We are at a loss just how to interpret subdivision (d) of the judgment, but any of the possible interpretations requires us to disapprove it as a part of the judgment. This portion of the judgment would be entirely in harmony with the conclusion of law that the defendants had "forfeited their privilege of peaceful picketing," but for the words with which it ends: "by any means calculated to intimidate or create fear in said person or persons of physical violence." Insofar as the words of this phrase apply, the injunction is not against all picketing, but only against that which is unlawful because made under threats of physical molestation. If we look only to the punctuation we conclude that the phrase applies only to stationing pickets to influence "truck drivers, or other employees of plaintiff or corporations," leaving the injunction one against even peaceful picketing as to all others mentioned. This interpretation, however, is unsatisfactory in that "truck drivers" and "other employees" would seem to be unlikely antecedents of "said person or persons." But if the qualifying words at the end of the subdivision apply only to the prior provisions where a "person" or "persons" are mentioned, again we have left provisions which would enjoin perfectly lawful picketing. If we take the only remaining interpretation of this uncertain subdivision of the judgment and determine that the concluding phrase applies to all the provisions immediately preceding it, whether they refer to a "person" or to "employees," "truck drivers," "firms" or "corporation," then again we have the judgment forbidding the defendants from doing [54 Cal. App. 2d 129] that which they have neither done nor threatened to do, so far as the evidence discloses. For example, there is no proof that any picket endeavored, by means calculated to intimidate or create fear of physical violence, to influence any of plaintiff's employees to quit his service.

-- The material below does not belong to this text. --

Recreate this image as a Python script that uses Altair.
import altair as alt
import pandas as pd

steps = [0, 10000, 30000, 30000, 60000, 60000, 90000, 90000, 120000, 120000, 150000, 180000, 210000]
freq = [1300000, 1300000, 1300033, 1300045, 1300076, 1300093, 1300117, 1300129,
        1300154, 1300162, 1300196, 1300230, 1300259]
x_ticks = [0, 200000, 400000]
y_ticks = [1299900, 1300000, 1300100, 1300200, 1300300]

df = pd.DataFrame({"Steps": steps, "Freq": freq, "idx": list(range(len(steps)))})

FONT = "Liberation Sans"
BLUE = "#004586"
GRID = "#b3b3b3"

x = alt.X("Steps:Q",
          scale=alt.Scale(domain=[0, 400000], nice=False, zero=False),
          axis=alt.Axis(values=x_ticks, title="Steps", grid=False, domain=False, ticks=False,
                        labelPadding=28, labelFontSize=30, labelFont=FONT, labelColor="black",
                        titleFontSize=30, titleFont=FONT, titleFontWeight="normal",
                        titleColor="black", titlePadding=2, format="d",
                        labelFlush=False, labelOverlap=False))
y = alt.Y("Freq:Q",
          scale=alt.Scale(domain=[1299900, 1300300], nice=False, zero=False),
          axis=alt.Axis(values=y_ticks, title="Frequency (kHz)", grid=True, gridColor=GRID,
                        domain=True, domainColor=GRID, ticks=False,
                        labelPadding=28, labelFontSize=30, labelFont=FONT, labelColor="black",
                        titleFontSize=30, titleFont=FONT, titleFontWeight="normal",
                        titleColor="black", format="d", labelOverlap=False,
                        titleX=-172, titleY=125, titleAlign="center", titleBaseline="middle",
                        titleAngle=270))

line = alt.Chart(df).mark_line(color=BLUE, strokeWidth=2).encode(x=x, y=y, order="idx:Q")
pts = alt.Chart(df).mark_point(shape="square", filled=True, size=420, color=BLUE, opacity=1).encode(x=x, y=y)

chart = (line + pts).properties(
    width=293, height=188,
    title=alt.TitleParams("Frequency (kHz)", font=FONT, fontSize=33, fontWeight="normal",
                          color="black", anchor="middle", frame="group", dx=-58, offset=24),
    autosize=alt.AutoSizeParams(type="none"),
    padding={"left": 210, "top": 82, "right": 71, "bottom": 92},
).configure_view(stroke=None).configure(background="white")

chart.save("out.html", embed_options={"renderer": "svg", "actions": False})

We have concluded that the judgment should be reversed rather than modified at our hands because of a combination of circumstances. In some particulars, as we have noted, the findings are not supported by the evidence and in an unknown part the damages awarded seem to be dependent upon the facts found but not proved to exist. The evidence, moreover, was acquired in large part as a result of a stipulation that "the statements contained in the affidavits may be deemed to be testified to here as if they were in court testifying." The affidavits referred to were those filed in support of plaintiff's application for a temporary restraining order. Without holding that evidence so obtained may not properly be used, we find worthy of reference the opinion of it expressed by Judge Amidon in Great Northern Ry. Co. v. Brosseau, (1923) 286 Fed. 414, 416: "The experience both upon the hearings as to whether a preliminary injunction should issue, and upon the contempt proceedings, have convinced me that affidavits are an untrustworthy guide for judicial action. That is the case in all legal proceedings, but it is peculiarly true of litigation growing out of a strike, where feelings on both sides are necessarily wrought up, and the desire for victory is likely to obscure nice moral questions and poison the minds of men by prejudice. ... Experience, as I have stated, has caused me to be so incredulous of affidavits that I have required in all important matters the presence of the chief witnesses upon each side at the hearing." Lastly, we note that these affidavits were filed in September, 1937; the trial at which they were adopted as testimony was held April, 1938; the findings of fact and judgment were filed February, 1941. That a judgment may be entered in which the present equities of both parties may be safeguarded we deem it advisable that the judgment now entered be reversed, without limitation, so that a new trial may be had after the filing of amended or supplemental pleadings, if that be the desire of the parties.

The judgment, therefore, is reversed.

Schauer, P. J., and Wood (Parker), J., concurred.